My first year of Seminary wound to a close yesterday. I slept for about 12 hours last night. The past three days have featured 3 exams per day, with three hours per exam. The last week and a half focused on preparing for these exams. I am worn out. Still, I have missed this world of blogs and writing things I desire to write.
I spent most of this year delving deeply into things of an academically theological nature. It was great, and thanks to many wonderful professors I can do/discuss many things that I would not have been able to before…and yet…It makes me want to use this space for other things, y’know?
I think I’ve always had a habit of sharing my thoughts about explicitly academic things things. You can look through old posts to find the evidence of that. It’s everywhere. Yet, for all the wonder that this has been and represents for me I’ve begun to realize that I want to practice another form of communication on this blog. I want to practice telling stories.
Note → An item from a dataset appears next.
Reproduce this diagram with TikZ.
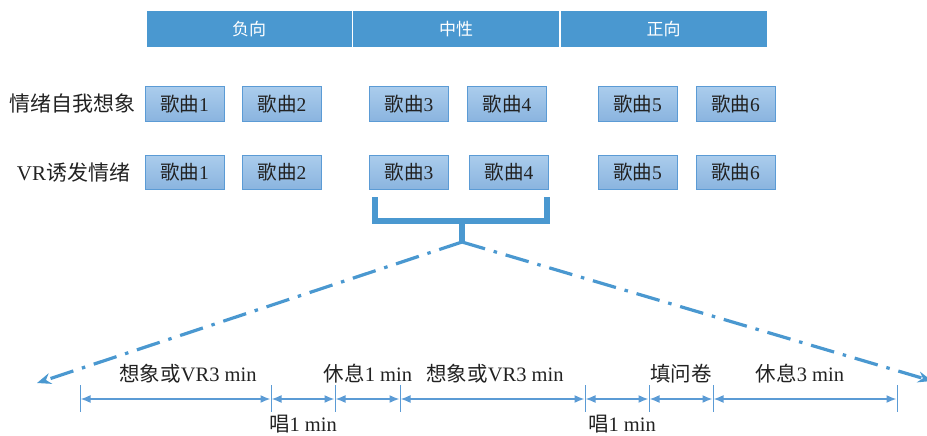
\documentclass[tikz,border=0pt]{standalone}
\usepackage{fontspec}
\setmainfont{Liberation Serif}
\newfontfamily\cjk{Noto Sans CJK SC}
\usetikzlibrary{arrows.meta}
\definecolor{hdr}{HTML}{4A98D0}
\definecolor{bxline}{HTML}{5B9BD5}
\definecolor{bxtop}{HTML}{AACCEC}
\definecolor{bxbot}{HTML}{8AB4DF}
\definecolor{txt}{HTML}{222222}
\tikzset{
  hdrbox/.style={rectangle, fill=hdr, draw=white, line width=1pt, minimum height=37pt, inner sep=0pt, text=white, font=\cjk\fontsize{17}{17}\selectfont},
  songbox/.style={rectangle, draw=bxline, line width=1pt, top color=bxtop, bottom color=bxbot, minimum width=79pt, minimum height=34pt, inner sep=0pt, text=txt, font=\fontsize{19.5}{19.5}\selectfont},
  rowlabel/.style={text=txt, font=\fontsize{21}{21}\selectfont, inner sep=0pt},
  brace/.style={draw=hdr, line width=6.5pt},
  dashdot/.style={draw=hdr, line width=3.2pt, dash pattern=on 24pt off 9pt on 3.5pt off 9pt, -{Stealth[length=14pt,width=11pt]}},
  tick/.style={draw=bxline, line width=1pt},
  span/.style={draw=bxline, line width=1.6pt, {Latex[length=10pt,width=8pt]}-{Latex[length=10pt,width=8pt]}, shorten <=0.5pt, shorten >=0.5pt},
  tlabel/.style={text=txt, font=\fontsize{20.5}{20.5}\selectfont, inner sep=0pt}
}
\begin{document}
\begin{tikzpicture}[x=1pt,y=-1pt]
\useasboundingbox (0,0) rectangle (927,436);
% header
\node[hdrbox, minimum width=206pt] (neg) at (249,29.5) {负向};
\node[hdrbox, minimum width=207pt] (neu) at (456,29.5) {中性};
\node[hdrbox, minimum width=207pt] (pos) at (663.5,29.5) {正向};
% row labels
\node[rowlabel] (lab1) at (72.5,104) {{\cjk 情绪自我想象}};
\node[rowlabel] (lab2) at (73.5,172.5) {VR{\cjk 诱发情绪}};
% row 1
\node[songbox] (a1) at (184.5,104) {{\cjk 歌曲}1};
\node[songbox] (a2) at (282,104) {{\cjk 歌曲}2};
\node[songbox] (a3) at (409,104) {{\cjk 歌曲}3};
\node[songbox] (a4) at (507,104) {{\cjk 歌曲}4};
\node[songbox] (a5) at (637.5,104) {{\cjk 歌曲}5};
\node[songbox] (a6) at (735.5,104) {{\cjk 歌曲}6};
% row 2
\node[songbox] (b1) at (184.5,172.5) {{\cjk 歌曲}1};
\node[songbox] (b2) at (282,172.5) {{\cjk 歌曲}2};
\node[songbox] (b3) at (409,172.5) {{\cjk 歌曲}3};
\node[songbox] (b4) at (509,172.5) {{\cjk 歌曲}4};
\node[songbox] (b5) at (637.5,172.5) {{\cjk 歌曲}5};
\node[songbox] (b6) at (735.5,172.5) {{\cjk 歌曲}6};
% brace
\coordinate (brL) at (375,197);
\coordinate (brR) at (547,197);
\coordinate (brM) at (462,221);
\coordinate (brS) at (462,242);
\draw[brace] (brL) -- (375,221) -- (547,221) -- (brR);
\draw[brace] (brM) -- (brS);
% dash-dot lines
\coordinate (endL) at (37,383);
\coordinate (endR) at (932,381);
\draw[dashdot] (brS) -- (endL);
\draw[dashdot] (brS) -- (endR);
% timeline ticks
\foreach \n/\x in {t0/80,t1/271,t2/335,t3/400,t4/585,t5/649,t6/713,t7/897}{
  \coordinate (\n) at (\x,399);
  \draw[tick] (\x,385) -- (\x,412);
}
\draw[span] (t0) -- (t1);
\draw[span] (t1) -- (t2);
\draw[span] (t2) -- (t3);
\draw[span] (t3) -- (t4);
\draw[span] (t4) -- (t5);
\draw[span] (t5) -- (t6);
\draw[span] (t6) -- (t7);
% labels
\node[tlabel] (l1) at (188,374) {{\cjk 想象或}VR3 min};
\node[tlabel] (l2) at (368,374) {{\cjk 休息}1 min};
\node[tlabel] (l3) at (495,374) {{\cjk 想象或}VR3 min};
\node[tlabel] (l4) at (681,374) {{\cjk 填问卷}};
\node[tlabel] (l5) at (800,374) {{\cjk 休息}3 min};
\node[tlabel] (l6) at (303,424) {{\cjk 唱}1 min};
\node[tlabel] (l7) at (622,424) {{\cjk 唱}1 min};
\end{tikzpicture}
\end{document}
Stories, as it turns out, are probably the best way to communicate important things. Sure, one can read the front page of the Wall Street Journal which has bullet point updates of world events. But I wonder if those bullet points would help anyone understand the complexity of these issues. Motivations, political factors, personalities involved, and an array of other things all go unmentioned. Even in the best news article, there’s always more work to be done to understand.
A story can be returned to, over and over again. New meaning can be drawn from it as a person changes and grows. The best parts for me of academic theological study have been the parts that can be re-incorporated into my story or the stories of communities and cities I have been a part of. The most meaningful stories are the ones you carry with you the longest. The ones you tell time and again. Some of the stories you tell yourself and others are downright lies, some of them are the most shocking truths you have ever encountered, but I strongly doubt that any of them prominently feature objective abstractions. The height of the tree is only important in it’s height compared to other trees, or in relation to how you fell off it, or the wonder of something so tall. The sentence “God is good.” requires a very long and in-depth story to even begin to ponder why someone would bother to say it.
All this said, I have a long Summer ahead of me. I’ll be reading the academic stuff to keep my mind sharp, but I will avoid sharing that directly with you. I’ll be trying to tell you stories. Ideally, they’ll be interesting and insightful. Some might be poems. Those count as stories too, in my book. Some of them will likely be boring. That’s okay with me, I intend to keep writing them.
I titled this post “A new (old) leaf” because it’s a new leaf now that I’m turning over. But I’ve done this sort of thing before. I guess I’m just planning on doing it again.